↓↓↓

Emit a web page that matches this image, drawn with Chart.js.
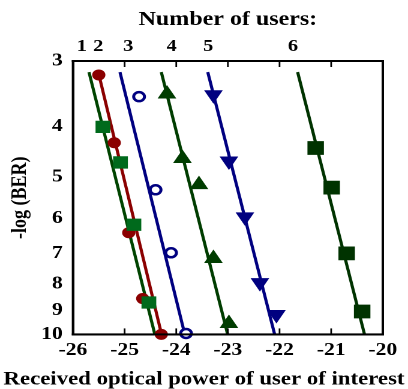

↑↑↑
↓↓↓

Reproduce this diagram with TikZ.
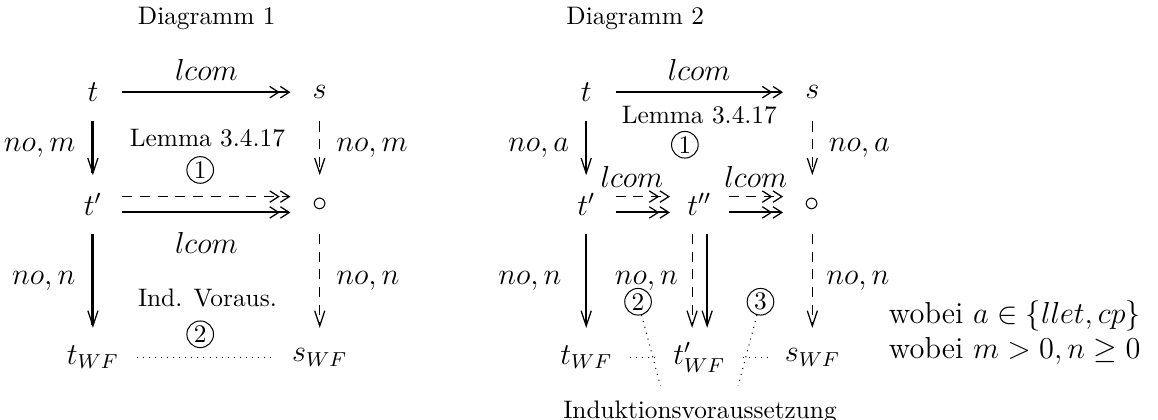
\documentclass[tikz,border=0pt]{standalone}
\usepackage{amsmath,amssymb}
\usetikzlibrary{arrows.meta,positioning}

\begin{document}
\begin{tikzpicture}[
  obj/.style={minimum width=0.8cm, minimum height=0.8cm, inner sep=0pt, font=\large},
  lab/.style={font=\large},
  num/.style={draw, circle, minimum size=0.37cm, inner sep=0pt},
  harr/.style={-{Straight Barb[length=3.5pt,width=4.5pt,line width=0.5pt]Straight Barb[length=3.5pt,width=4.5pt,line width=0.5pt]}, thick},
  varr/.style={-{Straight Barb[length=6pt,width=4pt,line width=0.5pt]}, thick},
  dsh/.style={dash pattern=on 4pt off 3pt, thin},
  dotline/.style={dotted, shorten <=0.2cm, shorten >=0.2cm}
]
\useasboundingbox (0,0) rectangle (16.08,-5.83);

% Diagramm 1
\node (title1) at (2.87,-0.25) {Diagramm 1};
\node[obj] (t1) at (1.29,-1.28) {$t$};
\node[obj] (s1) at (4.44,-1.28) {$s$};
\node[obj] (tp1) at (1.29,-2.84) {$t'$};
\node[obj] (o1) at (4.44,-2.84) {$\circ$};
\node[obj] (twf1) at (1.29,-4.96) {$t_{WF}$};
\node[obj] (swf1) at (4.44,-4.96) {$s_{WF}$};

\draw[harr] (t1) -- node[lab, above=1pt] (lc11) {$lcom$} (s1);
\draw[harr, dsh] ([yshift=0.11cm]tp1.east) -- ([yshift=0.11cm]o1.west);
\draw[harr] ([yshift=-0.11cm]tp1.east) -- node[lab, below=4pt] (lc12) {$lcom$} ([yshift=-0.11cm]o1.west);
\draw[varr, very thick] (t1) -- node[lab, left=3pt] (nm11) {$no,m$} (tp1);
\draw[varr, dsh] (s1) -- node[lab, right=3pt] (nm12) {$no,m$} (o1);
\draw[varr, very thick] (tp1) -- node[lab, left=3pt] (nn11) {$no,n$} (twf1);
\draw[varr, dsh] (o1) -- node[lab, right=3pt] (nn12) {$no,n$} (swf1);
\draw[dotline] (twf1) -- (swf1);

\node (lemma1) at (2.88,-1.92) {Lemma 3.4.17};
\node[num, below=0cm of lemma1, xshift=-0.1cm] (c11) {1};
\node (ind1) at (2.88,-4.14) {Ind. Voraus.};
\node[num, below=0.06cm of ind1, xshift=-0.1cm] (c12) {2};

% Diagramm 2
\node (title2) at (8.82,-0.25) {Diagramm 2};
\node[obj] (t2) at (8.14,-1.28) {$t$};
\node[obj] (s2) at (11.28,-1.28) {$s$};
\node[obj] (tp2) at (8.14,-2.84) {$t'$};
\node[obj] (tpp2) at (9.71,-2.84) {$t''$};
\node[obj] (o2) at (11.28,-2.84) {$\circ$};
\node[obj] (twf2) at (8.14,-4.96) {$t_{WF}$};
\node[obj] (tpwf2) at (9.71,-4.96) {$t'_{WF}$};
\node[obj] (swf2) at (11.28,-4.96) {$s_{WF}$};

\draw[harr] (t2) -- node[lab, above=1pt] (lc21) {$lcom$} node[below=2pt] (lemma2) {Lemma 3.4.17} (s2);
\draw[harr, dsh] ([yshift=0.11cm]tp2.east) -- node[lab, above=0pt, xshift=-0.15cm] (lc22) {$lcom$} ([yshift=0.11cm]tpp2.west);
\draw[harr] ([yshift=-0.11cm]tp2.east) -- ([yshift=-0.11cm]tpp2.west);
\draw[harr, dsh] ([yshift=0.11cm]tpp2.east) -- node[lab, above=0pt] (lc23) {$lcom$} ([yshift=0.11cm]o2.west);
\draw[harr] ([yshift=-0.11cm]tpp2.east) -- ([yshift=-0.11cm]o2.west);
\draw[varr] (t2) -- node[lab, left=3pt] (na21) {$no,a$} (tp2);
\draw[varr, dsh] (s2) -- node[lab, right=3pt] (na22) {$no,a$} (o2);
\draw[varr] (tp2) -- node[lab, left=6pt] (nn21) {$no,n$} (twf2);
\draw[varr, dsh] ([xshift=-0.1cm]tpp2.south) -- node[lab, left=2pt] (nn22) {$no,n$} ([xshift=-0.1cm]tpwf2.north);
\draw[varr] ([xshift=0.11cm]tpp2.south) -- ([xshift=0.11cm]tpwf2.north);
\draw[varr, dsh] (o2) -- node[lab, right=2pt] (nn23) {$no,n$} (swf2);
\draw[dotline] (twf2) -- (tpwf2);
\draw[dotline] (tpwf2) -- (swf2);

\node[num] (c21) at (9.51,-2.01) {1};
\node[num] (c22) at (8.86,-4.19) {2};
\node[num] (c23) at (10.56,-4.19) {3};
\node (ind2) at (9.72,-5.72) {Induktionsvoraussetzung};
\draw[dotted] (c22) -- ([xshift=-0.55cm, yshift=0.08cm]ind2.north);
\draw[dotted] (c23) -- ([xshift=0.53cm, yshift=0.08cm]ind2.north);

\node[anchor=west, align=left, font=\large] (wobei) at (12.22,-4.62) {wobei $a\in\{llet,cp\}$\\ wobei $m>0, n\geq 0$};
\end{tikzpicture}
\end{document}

↑↑↑
↓↓↓

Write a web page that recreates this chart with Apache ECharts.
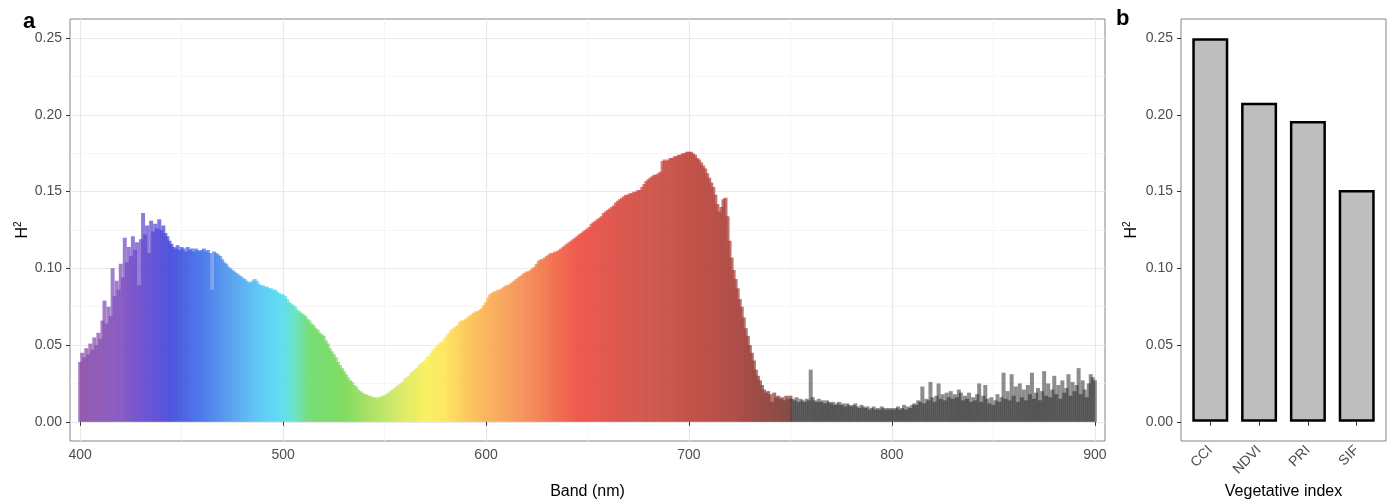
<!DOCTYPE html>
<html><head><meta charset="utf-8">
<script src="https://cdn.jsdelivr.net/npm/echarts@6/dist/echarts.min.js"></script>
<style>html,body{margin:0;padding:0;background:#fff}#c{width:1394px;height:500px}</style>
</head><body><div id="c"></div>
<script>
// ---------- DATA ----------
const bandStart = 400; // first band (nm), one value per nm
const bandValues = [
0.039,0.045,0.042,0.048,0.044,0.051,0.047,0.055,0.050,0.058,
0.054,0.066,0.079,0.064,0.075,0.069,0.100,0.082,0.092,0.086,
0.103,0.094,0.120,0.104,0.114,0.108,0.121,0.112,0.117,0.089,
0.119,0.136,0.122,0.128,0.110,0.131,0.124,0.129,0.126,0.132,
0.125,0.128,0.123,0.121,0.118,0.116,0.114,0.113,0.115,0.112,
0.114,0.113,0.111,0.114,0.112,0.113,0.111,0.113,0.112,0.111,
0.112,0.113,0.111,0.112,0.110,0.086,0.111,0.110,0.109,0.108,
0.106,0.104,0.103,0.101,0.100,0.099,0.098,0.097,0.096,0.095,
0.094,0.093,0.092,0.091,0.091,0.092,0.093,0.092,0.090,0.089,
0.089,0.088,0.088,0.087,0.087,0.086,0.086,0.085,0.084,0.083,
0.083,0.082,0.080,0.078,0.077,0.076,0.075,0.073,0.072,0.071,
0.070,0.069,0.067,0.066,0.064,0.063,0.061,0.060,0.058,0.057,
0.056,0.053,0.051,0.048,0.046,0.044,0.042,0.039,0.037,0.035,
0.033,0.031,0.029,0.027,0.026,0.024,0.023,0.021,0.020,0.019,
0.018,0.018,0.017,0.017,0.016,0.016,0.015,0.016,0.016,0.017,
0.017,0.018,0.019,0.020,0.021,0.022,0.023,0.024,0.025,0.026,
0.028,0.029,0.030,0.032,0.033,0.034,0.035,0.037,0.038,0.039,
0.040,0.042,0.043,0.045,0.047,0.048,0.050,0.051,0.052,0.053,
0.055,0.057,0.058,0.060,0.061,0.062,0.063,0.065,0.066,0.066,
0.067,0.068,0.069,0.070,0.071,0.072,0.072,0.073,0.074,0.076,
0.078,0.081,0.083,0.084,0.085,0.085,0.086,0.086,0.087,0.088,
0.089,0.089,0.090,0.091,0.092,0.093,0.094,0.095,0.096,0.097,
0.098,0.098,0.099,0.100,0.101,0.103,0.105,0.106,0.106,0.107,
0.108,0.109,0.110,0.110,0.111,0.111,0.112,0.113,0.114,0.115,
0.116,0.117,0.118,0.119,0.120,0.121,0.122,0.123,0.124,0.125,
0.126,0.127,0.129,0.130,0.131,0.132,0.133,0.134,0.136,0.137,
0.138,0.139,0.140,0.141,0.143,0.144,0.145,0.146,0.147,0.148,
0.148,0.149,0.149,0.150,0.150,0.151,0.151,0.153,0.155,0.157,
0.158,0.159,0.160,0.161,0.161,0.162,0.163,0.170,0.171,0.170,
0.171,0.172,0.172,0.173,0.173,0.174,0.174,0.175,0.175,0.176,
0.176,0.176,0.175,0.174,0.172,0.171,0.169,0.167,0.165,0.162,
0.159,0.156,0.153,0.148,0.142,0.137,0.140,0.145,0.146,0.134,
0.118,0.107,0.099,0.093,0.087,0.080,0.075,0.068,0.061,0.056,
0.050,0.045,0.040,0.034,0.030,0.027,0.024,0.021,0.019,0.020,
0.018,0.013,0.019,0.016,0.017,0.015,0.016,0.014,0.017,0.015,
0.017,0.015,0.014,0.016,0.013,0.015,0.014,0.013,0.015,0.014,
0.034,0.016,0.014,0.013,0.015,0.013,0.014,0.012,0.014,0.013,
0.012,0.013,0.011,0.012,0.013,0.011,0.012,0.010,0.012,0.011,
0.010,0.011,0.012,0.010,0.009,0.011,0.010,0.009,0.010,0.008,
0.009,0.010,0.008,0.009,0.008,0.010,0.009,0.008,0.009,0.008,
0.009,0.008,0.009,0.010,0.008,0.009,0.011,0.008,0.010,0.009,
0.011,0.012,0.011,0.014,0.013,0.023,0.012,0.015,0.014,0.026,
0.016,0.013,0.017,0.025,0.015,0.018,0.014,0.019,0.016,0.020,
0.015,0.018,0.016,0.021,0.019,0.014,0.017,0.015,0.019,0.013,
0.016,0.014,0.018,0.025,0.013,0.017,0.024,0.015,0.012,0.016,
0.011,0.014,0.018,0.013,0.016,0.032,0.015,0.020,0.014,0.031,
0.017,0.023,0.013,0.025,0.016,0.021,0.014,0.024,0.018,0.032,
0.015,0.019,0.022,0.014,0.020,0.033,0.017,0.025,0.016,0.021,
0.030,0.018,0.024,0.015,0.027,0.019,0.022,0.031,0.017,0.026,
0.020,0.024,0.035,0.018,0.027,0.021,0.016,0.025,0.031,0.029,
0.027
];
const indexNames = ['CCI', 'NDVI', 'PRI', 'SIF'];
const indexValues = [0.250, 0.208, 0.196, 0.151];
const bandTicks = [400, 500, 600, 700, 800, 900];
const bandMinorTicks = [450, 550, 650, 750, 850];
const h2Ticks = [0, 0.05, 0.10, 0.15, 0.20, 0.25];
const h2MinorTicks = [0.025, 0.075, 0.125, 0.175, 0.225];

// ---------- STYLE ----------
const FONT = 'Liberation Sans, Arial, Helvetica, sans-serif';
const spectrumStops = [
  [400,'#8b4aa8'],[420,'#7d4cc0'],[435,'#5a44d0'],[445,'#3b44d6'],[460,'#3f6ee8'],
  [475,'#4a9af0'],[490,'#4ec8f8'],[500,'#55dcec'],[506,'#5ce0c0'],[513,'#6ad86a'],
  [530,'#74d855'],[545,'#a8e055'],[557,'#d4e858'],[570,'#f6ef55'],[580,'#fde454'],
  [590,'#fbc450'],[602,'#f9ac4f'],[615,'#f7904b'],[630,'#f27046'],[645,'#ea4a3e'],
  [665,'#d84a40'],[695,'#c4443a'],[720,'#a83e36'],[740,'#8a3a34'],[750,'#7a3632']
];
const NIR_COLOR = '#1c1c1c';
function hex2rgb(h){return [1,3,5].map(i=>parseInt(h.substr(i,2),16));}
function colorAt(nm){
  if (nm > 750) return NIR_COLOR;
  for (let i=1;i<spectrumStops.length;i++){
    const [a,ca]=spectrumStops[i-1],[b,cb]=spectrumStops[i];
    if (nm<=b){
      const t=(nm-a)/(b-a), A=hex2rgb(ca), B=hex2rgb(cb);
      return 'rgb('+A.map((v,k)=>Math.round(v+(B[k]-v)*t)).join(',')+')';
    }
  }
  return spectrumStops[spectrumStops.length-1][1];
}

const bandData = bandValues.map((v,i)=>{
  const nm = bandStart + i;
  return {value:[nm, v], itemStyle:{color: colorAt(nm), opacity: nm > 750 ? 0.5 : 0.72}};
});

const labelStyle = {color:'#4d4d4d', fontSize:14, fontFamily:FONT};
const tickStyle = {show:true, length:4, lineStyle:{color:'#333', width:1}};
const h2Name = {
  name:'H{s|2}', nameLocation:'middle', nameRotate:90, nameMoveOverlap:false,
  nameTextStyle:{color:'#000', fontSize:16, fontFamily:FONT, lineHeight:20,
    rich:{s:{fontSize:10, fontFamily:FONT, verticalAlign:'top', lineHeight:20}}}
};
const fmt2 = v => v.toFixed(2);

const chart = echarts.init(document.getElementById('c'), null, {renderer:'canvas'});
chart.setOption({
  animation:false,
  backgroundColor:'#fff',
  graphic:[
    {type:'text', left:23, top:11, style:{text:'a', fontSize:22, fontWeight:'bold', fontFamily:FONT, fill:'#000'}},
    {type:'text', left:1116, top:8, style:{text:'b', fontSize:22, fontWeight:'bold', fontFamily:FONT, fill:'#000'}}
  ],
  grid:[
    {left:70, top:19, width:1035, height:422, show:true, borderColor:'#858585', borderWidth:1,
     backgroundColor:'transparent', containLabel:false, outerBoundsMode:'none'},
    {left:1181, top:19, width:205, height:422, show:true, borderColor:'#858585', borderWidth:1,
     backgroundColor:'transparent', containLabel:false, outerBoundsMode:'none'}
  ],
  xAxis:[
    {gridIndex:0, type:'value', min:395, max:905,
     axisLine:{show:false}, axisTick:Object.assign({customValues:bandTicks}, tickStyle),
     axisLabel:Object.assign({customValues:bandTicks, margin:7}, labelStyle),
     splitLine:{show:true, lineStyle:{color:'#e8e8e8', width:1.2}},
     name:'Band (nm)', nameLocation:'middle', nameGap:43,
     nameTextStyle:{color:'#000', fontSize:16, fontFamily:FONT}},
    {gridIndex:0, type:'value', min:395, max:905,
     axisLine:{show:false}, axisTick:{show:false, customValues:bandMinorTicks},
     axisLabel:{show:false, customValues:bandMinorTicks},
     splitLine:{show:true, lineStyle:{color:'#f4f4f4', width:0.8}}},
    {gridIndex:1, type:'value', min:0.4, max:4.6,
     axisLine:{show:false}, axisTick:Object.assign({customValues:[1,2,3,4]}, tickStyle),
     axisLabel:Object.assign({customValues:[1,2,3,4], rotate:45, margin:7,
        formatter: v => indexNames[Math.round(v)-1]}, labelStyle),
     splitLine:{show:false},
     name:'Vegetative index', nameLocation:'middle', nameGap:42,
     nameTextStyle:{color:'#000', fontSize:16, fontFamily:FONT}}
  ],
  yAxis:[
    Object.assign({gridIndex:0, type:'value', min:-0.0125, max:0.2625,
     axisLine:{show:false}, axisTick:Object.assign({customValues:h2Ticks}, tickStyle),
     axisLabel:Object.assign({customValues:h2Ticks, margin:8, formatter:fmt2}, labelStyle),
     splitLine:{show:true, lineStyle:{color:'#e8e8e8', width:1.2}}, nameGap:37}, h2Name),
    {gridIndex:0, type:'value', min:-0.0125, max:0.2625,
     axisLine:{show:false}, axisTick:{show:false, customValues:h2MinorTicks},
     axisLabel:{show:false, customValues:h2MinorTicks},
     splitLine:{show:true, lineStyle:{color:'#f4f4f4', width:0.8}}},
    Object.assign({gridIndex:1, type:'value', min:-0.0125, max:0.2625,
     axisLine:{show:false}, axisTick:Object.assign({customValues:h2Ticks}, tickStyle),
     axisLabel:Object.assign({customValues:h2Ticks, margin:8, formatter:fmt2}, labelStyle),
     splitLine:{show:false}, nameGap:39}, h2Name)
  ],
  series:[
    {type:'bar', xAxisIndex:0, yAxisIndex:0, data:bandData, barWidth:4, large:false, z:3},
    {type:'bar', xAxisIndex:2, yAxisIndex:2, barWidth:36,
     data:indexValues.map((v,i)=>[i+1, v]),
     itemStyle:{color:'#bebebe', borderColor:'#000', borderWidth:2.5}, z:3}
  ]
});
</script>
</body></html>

↑↑↑

**GIVEN EXERCISE:** Of the lines above, how many hold the string "this"? Answer with only the number.

**SOLUTION:** 3